An even more interesting chart reproduced by D’Aleo originates from a 2014 paper in the Journal of Geophysical Research with the very long title “Spatial and temporal patterns of global burned area in response to anthropogenic and environmental factors: Reconstructing global fire history for the 20th and early 21st centuries.” The authors, Yang, et al., are a group associated with the Canadian Forest Service. They put in a massive research effort to determine the acreage burned by wildfires worldwide from 1900 through 2010. The following chart comes from the Yang, et al., paper, with a separate line showing the atmospheric concentration of CO2 superimposed by Gregory Wrightstone of the CO2 Coalition:
Atmospheric CO2 goes continuously up; acreage burned in wildfires goes continuously down. How can that negative correlation be explained? Yang, et al., have many theories as to causation, some of them contradictory. But this one may be important:
CO2 can suppress fire occurrence by retaining more water in the soil [Nelson et al., 2004] through reducing transpiration [Ainsworth and Rogers, 2007].

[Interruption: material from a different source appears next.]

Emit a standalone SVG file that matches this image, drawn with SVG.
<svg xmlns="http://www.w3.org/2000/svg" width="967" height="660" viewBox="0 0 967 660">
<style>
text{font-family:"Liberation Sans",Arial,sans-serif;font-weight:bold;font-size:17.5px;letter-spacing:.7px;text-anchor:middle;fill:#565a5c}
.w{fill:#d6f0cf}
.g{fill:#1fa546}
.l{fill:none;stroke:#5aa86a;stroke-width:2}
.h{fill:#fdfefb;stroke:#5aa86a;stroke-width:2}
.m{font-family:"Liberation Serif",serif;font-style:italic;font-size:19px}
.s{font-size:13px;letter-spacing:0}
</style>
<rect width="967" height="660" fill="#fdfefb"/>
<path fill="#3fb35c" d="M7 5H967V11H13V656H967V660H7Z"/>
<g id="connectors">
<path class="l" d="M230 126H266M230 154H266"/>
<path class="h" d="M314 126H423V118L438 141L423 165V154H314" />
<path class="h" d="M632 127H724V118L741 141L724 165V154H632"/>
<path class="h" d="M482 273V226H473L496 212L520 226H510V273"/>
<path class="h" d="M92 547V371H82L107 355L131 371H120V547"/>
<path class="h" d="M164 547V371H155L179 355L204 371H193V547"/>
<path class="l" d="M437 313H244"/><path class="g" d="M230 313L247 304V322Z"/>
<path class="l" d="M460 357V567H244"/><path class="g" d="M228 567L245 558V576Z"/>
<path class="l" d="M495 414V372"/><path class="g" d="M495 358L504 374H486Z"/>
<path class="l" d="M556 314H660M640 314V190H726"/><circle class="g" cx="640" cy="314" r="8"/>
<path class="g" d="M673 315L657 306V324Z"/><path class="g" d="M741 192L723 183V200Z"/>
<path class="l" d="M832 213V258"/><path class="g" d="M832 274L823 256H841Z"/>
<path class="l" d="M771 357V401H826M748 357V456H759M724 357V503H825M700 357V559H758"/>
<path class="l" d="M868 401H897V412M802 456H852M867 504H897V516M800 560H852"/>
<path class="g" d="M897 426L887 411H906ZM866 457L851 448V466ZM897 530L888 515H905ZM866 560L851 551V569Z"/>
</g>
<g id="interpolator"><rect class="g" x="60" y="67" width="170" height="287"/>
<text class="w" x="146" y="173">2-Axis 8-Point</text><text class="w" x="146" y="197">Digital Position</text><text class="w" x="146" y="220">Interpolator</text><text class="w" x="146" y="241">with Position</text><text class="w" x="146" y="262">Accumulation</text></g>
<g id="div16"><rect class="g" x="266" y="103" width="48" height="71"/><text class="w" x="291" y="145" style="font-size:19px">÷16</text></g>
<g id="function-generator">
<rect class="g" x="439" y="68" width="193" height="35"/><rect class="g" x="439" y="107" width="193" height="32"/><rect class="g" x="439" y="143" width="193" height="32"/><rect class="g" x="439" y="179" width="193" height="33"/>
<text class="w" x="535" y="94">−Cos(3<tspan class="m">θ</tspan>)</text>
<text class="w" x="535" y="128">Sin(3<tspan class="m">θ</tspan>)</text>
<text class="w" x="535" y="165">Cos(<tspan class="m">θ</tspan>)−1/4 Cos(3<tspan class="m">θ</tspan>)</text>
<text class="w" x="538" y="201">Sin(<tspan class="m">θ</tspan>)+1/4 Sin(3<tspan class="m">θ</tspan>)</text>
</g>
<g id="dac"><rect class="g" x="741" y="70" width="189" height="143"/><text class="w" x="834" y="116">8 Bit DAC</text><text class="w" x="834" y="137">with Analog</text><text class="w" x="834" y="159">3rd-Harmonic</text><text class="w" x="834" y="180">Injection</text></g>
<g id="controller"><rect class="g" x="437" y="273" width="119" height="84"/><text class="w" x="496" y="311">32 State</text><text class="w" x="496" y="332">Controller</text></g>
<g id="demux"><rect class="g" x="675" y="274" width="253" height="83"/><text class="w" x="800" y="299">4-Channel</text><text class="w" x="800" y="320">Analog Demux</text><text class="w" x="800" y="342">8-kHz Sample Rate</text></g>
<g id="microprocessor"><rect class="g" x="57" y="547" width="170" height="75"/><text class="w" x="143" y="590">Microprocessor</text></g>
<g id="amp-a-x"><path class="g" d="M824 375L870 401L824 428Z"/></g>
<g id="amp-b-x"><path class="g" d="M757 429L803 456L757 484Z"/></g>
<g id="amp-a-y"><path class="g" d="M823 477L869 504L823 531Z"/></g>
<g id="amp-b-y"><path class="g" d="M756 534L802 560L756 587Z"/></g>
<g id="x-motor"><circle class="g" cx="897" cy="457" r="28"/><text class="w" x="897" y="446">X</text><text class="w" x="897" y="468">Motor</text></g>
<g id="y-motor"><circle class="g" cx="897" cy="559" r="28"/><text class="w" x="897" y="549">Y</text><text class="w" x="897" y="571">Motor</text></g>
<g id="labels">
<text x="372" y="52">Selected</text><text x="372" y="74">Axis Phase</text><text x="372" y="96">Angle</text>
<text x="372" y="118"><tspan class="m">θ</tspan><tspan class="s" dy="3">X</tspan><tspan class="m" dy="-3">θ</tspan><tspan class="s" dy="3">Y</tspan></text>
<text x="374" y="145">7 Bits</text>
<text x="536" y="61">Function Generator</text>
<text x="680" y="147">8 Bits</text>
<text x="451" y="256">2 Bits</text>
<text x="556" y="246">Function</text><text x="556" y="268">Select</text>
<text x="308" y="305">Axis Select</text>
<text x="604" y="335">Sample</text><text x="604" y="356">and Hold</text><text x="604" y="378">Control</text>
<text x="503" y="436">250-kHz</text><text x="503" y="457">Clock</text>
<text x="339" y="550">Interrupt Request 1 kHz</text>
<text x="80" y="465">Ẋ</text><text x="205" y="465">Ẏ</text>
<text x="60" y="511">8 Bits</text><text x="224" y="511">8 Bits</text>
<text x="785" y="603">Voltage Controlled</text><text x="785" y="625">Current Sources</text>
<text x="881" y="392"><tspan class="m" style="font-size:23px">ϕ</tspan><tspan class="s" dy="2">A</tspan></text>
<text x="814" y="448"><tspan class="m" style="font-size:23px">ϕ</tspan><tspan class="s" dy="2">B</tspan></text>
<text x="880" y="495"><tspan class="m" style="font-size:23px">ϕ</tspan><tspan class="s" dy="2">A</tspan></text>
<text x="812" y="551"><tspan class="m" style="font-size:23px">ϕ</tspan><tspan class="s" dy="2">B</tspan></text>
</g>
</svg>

In any event, whatever the underlying causal mechanisms (which may be complex), there is no denying that the simplistic “climate change causes increased wildfires” narrative cannot be right.
The remarkable thing about this is the extent to which the Washington Post, CBS News, Chuck Schumer, and dozens more of like thinkers just repeat a narrative that is clearly wrong, and see no need to ever look at actual data to try to understand what is going on.